Man, remember those days?
Oh no — apparently someone left the gate open, and foil covers and hologram covers have bred to produced something far more sinister: Foilogram covers.
“This is Marvel doing the nineties right,” explained David Gabriel, Marvel Comics Senior Vice President of Sales & Circulation. “We’re taking two of the most popular cover treatments of all time–foil and holograms–to create an all new kind of cover, as a ‘thank-you’ to fans who’ve been demanding this kind of variant! Retailers and fans don’t need to worry. We’re only doing this on a limited basis. You won’t see one on Ms Marvel #46 or Lockjaw and the Pet Avengers #4. We’re using them to mark very special occasions…such as the launch of Ultimate Comics line.”"
No. No. No. No. No. No. No. No.
Okay guys, this is September. Time to get serious. The summer blockbusters are either put to rest or coming to an end, and we have 11 different #1 issues to sort through, not to mention the other 11 #2 issues that are kicking it into high gear from last month. And what about the eight issues we know NOTHING about?? Pencils down, kids. The Marvel U just got real.
Or kind of ridiculous in regards to the ongoing narrative. But don’t be afraid, not everything is all new and different. Let’s take a gander at the September solicitations for the House of Ideas and see what we can look forward to hearing about when we’re darn good and ready.

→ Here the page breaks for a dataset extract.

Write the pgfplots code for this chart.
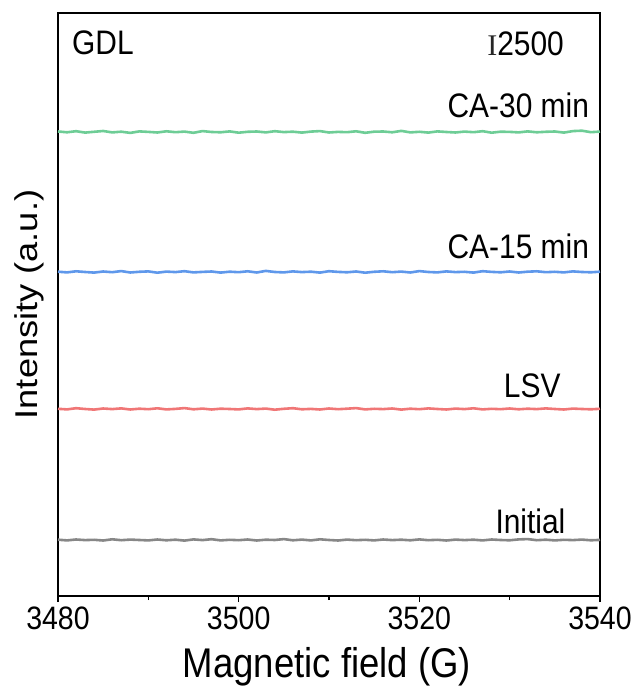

Okay, no joke, there are indeed 11 #1 issues coming out, from the benign Thor and Punisher Annuals (I actually find myself missing when they used to number annuals by the year they came out) to the long-awaited Spider-Woman #1 and Wolverine: Old Man Logan Giant-Size #1. There’s even the ridiculous, but I’ll get to that later. Point is, this is just as much a month for starts of things to come as August, which tips the scales at 14 #1 issues. Marvel may tout their 600th Captain America, Spider-Man or Incredible Hulk, but let’s face it: #1 on a cover gives the book that delectable little collector’s spice.